The economist Fernando Ulrich wrote in his book “Bitcoin: money in the digital era” about the situation of submission of money to the State:
“This is the paradigm of the present millennium: an increasingly lost of financial privacy, oppressive and centralized monetary authorities that abuse of the money, free of responsibility and banks that are accomplices and coadjuvant in the monetary folly.” (ULRICH, 2014, p. 37).
Even though cryptocurrencies have been created before this thought was written, we can establish a parallel between this and the reasons that led the Cypherpunk community to create the concept of cryptocurrencies in 2008, and afterward the Bitcoin. It’s worth emphasizing that those facts occurred in the context of the 2008 economic crisis that started in the USA and caused huge economic impacts all around the world, making people become more cautious about government economy.
For this web community, cryptocurrencies should be based in cryptography and have as their main goal freeing people from state dependence when it comes to finances. One member of this community, called Wei Dai published a manifest that idealized a decentralized payments network. Right after this, a platform called BitGold was created, it was quite similar to Bitcoin and was responsible for starting the use of the proof-of-work system to validate trades.
Using the proof-of-work system, cryptography, Blockchain technology and an open-source platform based on a peer-to-peer architecture, Satoshi Nakamoto created Bitcoin in 2009. According to him, the reason for Bitcoin’s creation was the thought that the root cause of the problem with traditional money is that it needs to much trust in third parties to work properly and it would be unnecessary and limiting. For this reason, Bitcoin emerges as a new democratic and decentralized monetary system in which all users can provide and receive cryptocurrencies and are responsible for validating trades and generate new Bitcoins. Bitcoin’s most innovative feature that makes it so different and famous is the elimination of double-spend without the intervention of centralized authorities.
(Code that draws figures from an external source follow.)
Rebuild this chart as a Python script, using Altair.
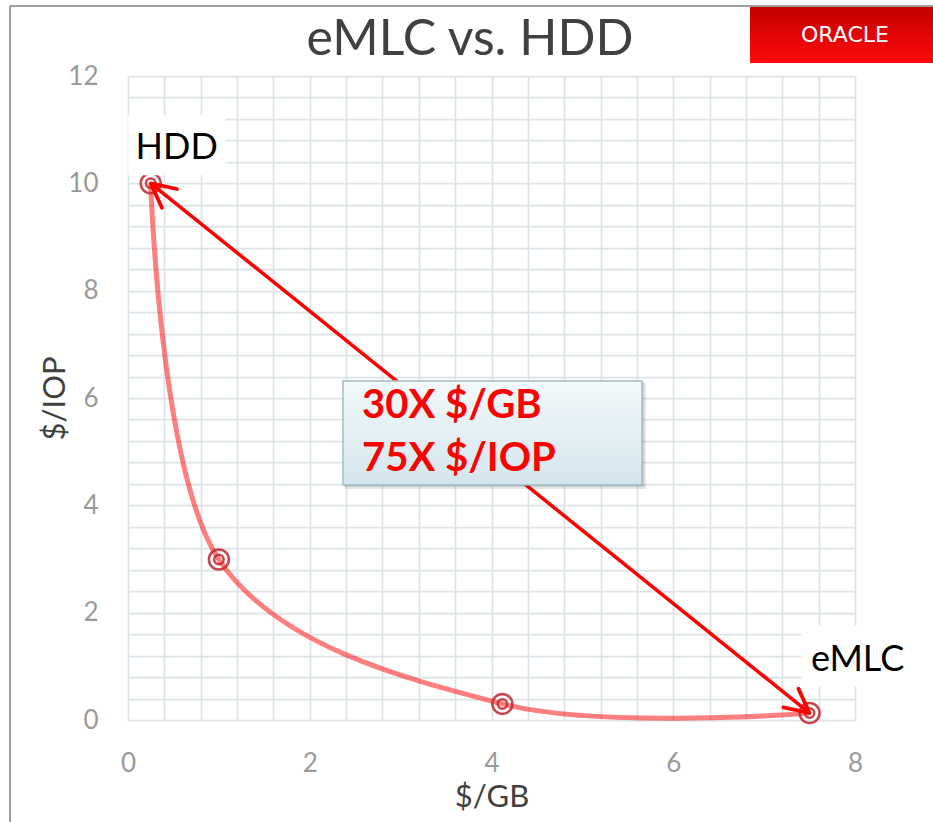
import math

import altair as alt
import pandas as pd

# Cost trade-off between hard disks and enterprise MLC flash
cost_per_gb = [0.25, 1.0, 4.12, 7.5]      # $/GB
cost_per_iop = [10.0, 2.99, 0.30, 0.13]   # $/IOP
endpoint_names = ["HDD", "eMLC"]          # first and last point

x_tick_labels = [0, 2, 4, 6, 8]
y_tick_labels = [0, 2, 4, 6, 8, 10, 12]
grid_step = 0.4
x_grid = [round(i * grid_step, 1) for i in range(21)]
y_grid = [round(i * grid_step, 1) for i in range(31)]

callout_lines = ["30X $/GB", "75X $/IOP"]
chart_title = "eMLC vs. HDD"
logo_text = "ORACLE"

# ---- layout -------------------------------------------------------------
W, H = 727, 644
PAD = {"left": 128, "top": 76, "right": 933 - 128 - W, "bottom": 822 - 76 - H}
X_MAX, Y_MAX = 8, 12
FONT = "Lato"
GRID = "#dde4e7"


def tick_expr(ticks):
    # only the whole-number ticks carry a label; the rest are grid lines
    return f"indexof({ticks}, datum.value) >= 0 ? format(datum.value, 'd') : ''"


points = pd.DataFrame({"gb": cost_per_gb, "iop": cost_per_iop})
one = pd.DataFrame({"k": [0]})

axis_style = dict(
    grid=True, gridColor=GRID, gridWidth=1.75,
    domain=False, ticks=False,
    labelFont=FONT, labelFontSize=26, labelColor="#9a9a9a", labelPadding=30,
    labelFlush=False, labelOverlap=False,
    titleFont=FONT, titleFontSize=31, titleFontWeight="normal",
    titleColor="#404040", titleBaseline="alphabetic",
)
xaxis = alt.Axis(values=x_grid, labelExpr=tick_expr(x_tick_labels),
                 title="$/GB", titleY=86, **axis_style)
yaxis = alt.Axis(values=y_grid, labelExpr=tick_expr(y_tick_labels),
                 title="$/IOP", titleX=-64, **axis_style)
xscale = alt.Scale(domain=[0, X_MAX], nice=False, zero=True)
yscale = alt.Scale(domain=[0, Y_MAX], nice=False, zero=True)
X = alt.X("gb:Q", scale=xscale, axis=xaxis)
Y = alt.Y("iop:Q", scale=yscale, axis=yaxis)

# ---- slide frame and logo ------------------------------------------------
frame_top = alt.Chart(one).mark_rule(color="#808080", strokeWidth=1.5).encode(
    x=alt.value(-118), x2=alt.value(W + PAD["right"]), y=alt.value(-70))
frame_left = alt.Chart(one).mark_rule(color="#808080", strokeWidth=1.5).encode(
    x=alt.value(-118), y=alt.value(-70), y2=alt.value(H + PAD["bottom"]))

logo_fill = alt.LinearGradient(
    gradient="linear", x1=0, y1=0, x2=0, y2=1,
    stops=[alt.GradientStop(offset=0, color="#c40000"),
           alt.GradientStop(offset=1, color="#ff0a0a")])
logo_box = alt.Chart(one).mark_rect(fill=logo_fill).encode(
    x=alt.value(622), x2=alt.value(W + PAD["right"]),
    y=alt.value(-69), y2=alt.value(-13))
logo = alt.Chart(one).mark_text(
    text=logo_text, font="DejaVu Sans", fontSize=22, color="white",
    align="center", baseline="middle").encode(x=alt.value(717), y=alt.value(-41))

title = alt.Chart(one).mark_text(
    text=chart_title, font=FONT, fontSize=50, color="#404040",
    align="center", baseline="alphabetic").encode(x=alt.value(342), y=alt.value(-21))

# ---- data: smoothed curve with ring markers -----------------------------
curve = alt.Chart(points).mark_line(
    interpolate="cardinal", tension=0, color="#ff0000",
    strokeOpacity=0.5, strokeWidth=5).encode(x=X, y=Y)
ring_outer = alt.Chart(points).mark_point(
    shape="circle", size=400, filled=False, color="#c0272d",
    strokeWidth=2.5, opacity=0.85).encode(x=X, y=Y)
ring_inner = alt.Chart(points).mark_point(
    shape="circle", size=90, filled=False, color="#c0272d",
    strokeWidth=2.5, opacity=0.85).encode(x=X, y=Y)

# ---- double-headed arrow between the two extremes -----------------------
x0, y0 = cost_per_gb[0], cost_per_iop[0]
x1, y1 = cost_per_gb[-1], cost_per_iop[-1]
dx_px = (x1 - x0) * W / X_MAX
dy_px = (y0 - y1) * H / Y_MAX
heading = math.degrees(math.atan2(dy_px, dx_px))  # clockwise from +x

arrow_df = pd.DataFrame({"gb": [x0], "iop": [y0], "gb_end": [x1], "iop_end": [y1]})
arrow = alt.Chart(arrow_df).mark_rule(color="#ff0000", strokeWidth=3.5).encode(
    x=X, y=Y, x2="gb_end:Q", y2="iop_end:Q")

heads_df = pd.DataFrame({"gb": [x0, x1], "iop": [y0, y1],
                         "angle": [heading + 180, heading]})
ARROW_HEAD = "M -1 -0.5 L 0 0 L -1 0.5"
heads = alt.Chart(heads_df).mark_point(
    shape=ARROW_HEAD, size=2300, filled=False, color="#ff0000",
    strokeWidth=3.75, opacity=1, strokeCap="round", strokeJoin="round").encode(
    x=X, y=Y, angle=alt.Angle("angle:Q", scale=None))

# ---- callout box ----------------------------------------------------------
BOX = dict(x=215, x2=514, y=305, y2=409)
shadow1 = alt.Chart(one).mark_rect(color="#000000", opacity=0.10).encode(
    x=alt.value(BOX["x"] + 2), x2=alt.value(BOX["x2"] + 4),
    y=alt.value(BOX["y"] + 2), y2=alt.value(BOX["y2"] + 4))
shadow2 = alt.Chart(one).mark_rect(color="#000000", opacity=0.10).encode(
    x=alt.value(BOX["x"] + 1), x2=alt.value(BOX["x2"] + 2),
    y=alt.value(BOX["y"] + 1), y2=alt.value(BOX["y2"] + 2))
box_fill = alt.LinearGradient(
    gradient="linear", x1=0, y1=0, x2=0, y2=1,
    stops=[alt.GradientStop(offset=0, color="#f3f9fb"),
           alt.GradientStop(offset=1, color="#d3e6ed")])
callout_box = alt.Chart(one).mark_rect(
    fill=box_fill, stroke="#a3bcc5", strokeWidth=1.5).encode(
    x=alt.value(BOX["x"]), x2=alt.value(BOX["x2"]),
    y=alt.value(BOX["y"]), y2=alt.value(BOX["y2"]))
callout_text = alt.Chart(one).mark_text(
    text=callout_lines, font=FONT, fontSize=40, fontWeight="bold",
    color="#ff0000", align="left", baseline="alphabetic", lineHeight=53).encode(
    x=alt.value(234), y=alt.value(342))

# ---- endpoint labels on white boxes ------------------------------------
label_specs = [
    # name, point index, box w, box h, box offset, text offset
    (endpoint_names[0], 0, 97, 60, (26, -38), (26, -24)),
    (endpoint_names[1], -1, 118, 61, (51, -57), (48, -42)),
]
label_layers = []
for name, idx, bw, bh, (bx, by), (tx, ty) in label_specs:
    row = pd.DataFrame({"gb": [cost_per_gb[idx]], "iop": [cost_per_iop[idx]],
                        "name": [name]})
    half = bh / bw
    rect_path = f"M -1 -{half:.3f} L 1 -{half:.3f} L 1 {half:.3f} L -1 {half:.3f} Z"
    label_layers.append(alt.Chart(row).mark_point(
        shape=rect_path, size=bw * bw, filled=True, color="white", opacity=1,
        strokeWidth=0, xOffset=bx, yOffset=by).encode(x=X, y=Y))
    label_layers.append(alt.Chart(row).mark_text(
        font=FONT, fontSize=36, color="#000000", align="center",
        baseline="alphabetic", dx=tx, dy=ty).encode(x=X, y=Y, text="name:N"))

chart = alt.layer(
    curve, ring_outer, ring_inner, arrow, heads,
    shadow1, shadow2, callout_box, callout_text,
    *label_layers,
    frame_top, frame_left, logo_box, logo, title,
).properties(
    width=W, height=H, padding=PAD,
    autosize=alt.AutoSizeParams(type="none"), background="white",
).configure_view(stroke=None)

chart.save("out.html", embed_options={"renderer": "svg", "actions": False})
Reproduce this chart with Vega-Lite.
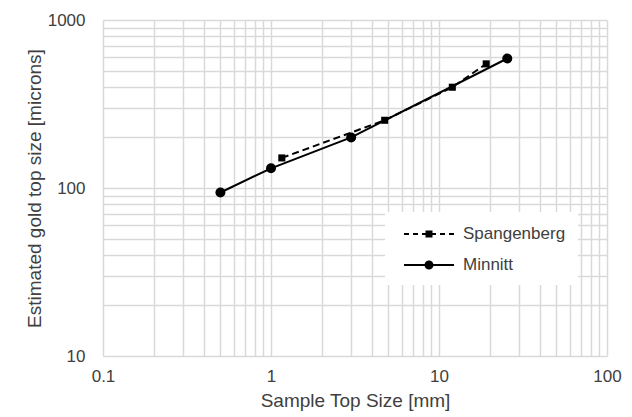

Among with the use of Blockchain technology and proof-of-work system, the platform also innovates in limiting the generation of Bitcoins. This means that for every 210.000 blocks, 50 BTC are created, however, this prize’s value is diminished to its half every 4 years until 21 million in Bitcoins are generated when the platform will stop to generate BTC.
In conclusion, the complex economic and social context of 2008 boosted the creation of a democratic and decentralized monetary system that is increasing and improving exponentially each day.